There was no fear among many protesters about a confrontation with the police, one protester telling the Times: “There is no fear anymore,” she said. “It’s either stand up or die.” They marched for two miles to the police station with their ‘leaders’ who did not arrive at the station until there was already more than 100 people there confronting the police. Protesters demanded the arrest of Officer Wilson, removal of Prosecutor McCulloch and an end to racial profiling.
Officer Ron Johnson of the Missouri Highway Patrol was there and was also criticized by some of the protesters who yelled to him – your son looks like us and told him he was not really in charge.
Huffingon reports: “Johnson raised his phone at one point and appeared to take a photo of the man. Later, as the crowd continued to disperse, a few officers grabbed the man and took him into custody, quickly walking him behind the line of police officers and, presumably, into a Ferguson jail cell. Neither Johnson and nor any other officers would say why the man was being arrested.”
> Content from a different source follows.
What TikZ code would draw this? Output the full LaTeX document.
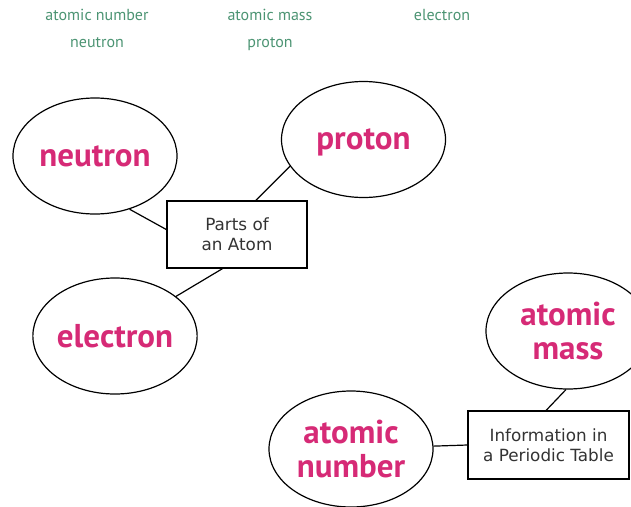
\documentclass[tikz,border=0pt]{standalone}
\usepackage{fontspec}
\setmainfont{DejaVu Sans}
\newfontfamily\labelfont{PT Sans}
\usetikzlibrary{shapes.geometric}
\definecolor{termgreen}{HTML}{4C9473}
\definecolor{conceptpink}{HTML}{D62A76}
\definecolor{boxtext}{HTML}{333333}
\tikzset{
  concept/.style={ellipse, draw=black, line width=1.2pt, minimum width=164pt, minimum height=116pt, inner sep=0pt,
    text=conceptpink, font=\labelfont\bfseries\fontsize{33}{34}\selectfont, align=center},
  hub/.style={rectangle, draw=black, line width=1.2pt, inner sep=0pt, text=boxtext,
    font=\fontsize{16.8}{20}\selectfont, align=center},
  term/.style={text=termgreen, font=\labelfont\fontsize{16}{16}\selectfont, inner sep=0pt, anchor=base},
  link/.style={draw=black, line width=1.2pt}
}
\begin{document}
\begin{tikzpicture}[x=1pt, y=-1pt]
\useasboundingbox (0,0) rectangle (631,506);
\begin{scope}
\clip (0,0) rectangle (631,506);
% word bank
\node[term] (w1) at (97,20) {atomic number};
\node[term] (w2) at (270,20) {atomic mass};
\node[term] (w3) at (442,20) {electron};
\node[term] (w4) at (97,47) {neutron};
\node[term] (w5) at (270,47) {proton};
% parts of an atom
\node[hub, minimum width=140pt, minimum height=67pt] (pa) at (237,234.5) {Parts of\\an Atom};
\node[concept] (neu) at (95,156) {neutron};
\node[concept, text depth=0pt] (pro) at (363.5,139.5) {proton};
\node[concept] (ele) at (115,336) {electron};
\draw[link] (neu.-57) -- (pa.176);
\draw[link] (pro.200) -- (pa.61);
\draw[link] (ele.33) -- (pa.247);
% periodic table
\node[hub, minimum width=161pt, minimum height=68pt] (ip) at (548.5,445) {Information in\\a Periodic Table};
\node[concept] (am) at (568,331) {atomic\\mass};
\node[concept] (an) at (351,449) {atomic\\number};
\draw[link] (am.-92) -- (ip.94);
\draw[link] (an.2.5) -- (ip.180.5);
\end{scope}
\end{tikzpicture}
\end{document}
The Huffington Post reports how the protests are changing the nation:
The death of Michael Brown and the aggressive police response to the demonstrations that followed have sparked a national conversation about race and law enforcement. Now that much of the national media has moved on – a point that was repeatedly made by speaker after speaker at a rally in a nearby park on Saturday — activists are working on channeling the anger exposed in the wake of Brown’s death into concrete changes to policing tactics in the St. Louis region.
Michael Brown’s mother and father participated in the days events. His mother, Lesley McSpadden, wore a T-shirt bearing an image of her son that read, “A Bond Never Broken.” And his father wore a shirt that said Justice with an image of Michael Brown, Jr. on it. Huffington Post reports there were “booths where protesters could register to vote and petitions calling for the indictment of Darren Wilson, the Ferguson police officer who shot Brown dead on Aug. 9.”
Huffington Post reports that the “police officers kept a light touch as the demonstrators blocked streets, wearing only normal uniforms and driving regular police cars. Heavily-armored, military-style vehicles were nowhere to be seen, nor were officers in riot gear or canisters of tear gas.” Further, “Nearly all of the Ferguson officers were wearing small, clip-on body cameras, donated by two companies in the wake of Brown’s death. Some, but not all, of the officers were wearing name plates.” Although the NY Times concludes its story with “Shortly after 5 p.m., one of the marchers who had been taunting the police line was surrounded by law enforcement officers and was apparently placed under arrest. It was unclear why.”
Some protesters broke off from the march to focus on the removal of Prosecutor Robert McCulloch from the investigation into the death of Michael Brown, Jr. The St. Louis Post Dispatch reports:
. . .40 people from the groups Black Lives Matter and Hands Up United went to the Kirkwood neighborhood where McCulloch lives to hand out fliers seeking his removal from the Brown case.
First they practiced their delivery on each other at a park before heading to knock on doors.
Some residents were receptive to the canvassers and engaged in conversation about the case. The canvassers knocked on the door of the home that neighbors confirmed was McCulloch’s, but no one answered and it was unclear whether anyone was home.
A leaflet accused McCulloch of having a conflict of interest and a “history of favoring police in incidents involving the killing of African-Americans.”
They handed out fliers that called on Governor Nixon replace McCulloch with a special prosecutor.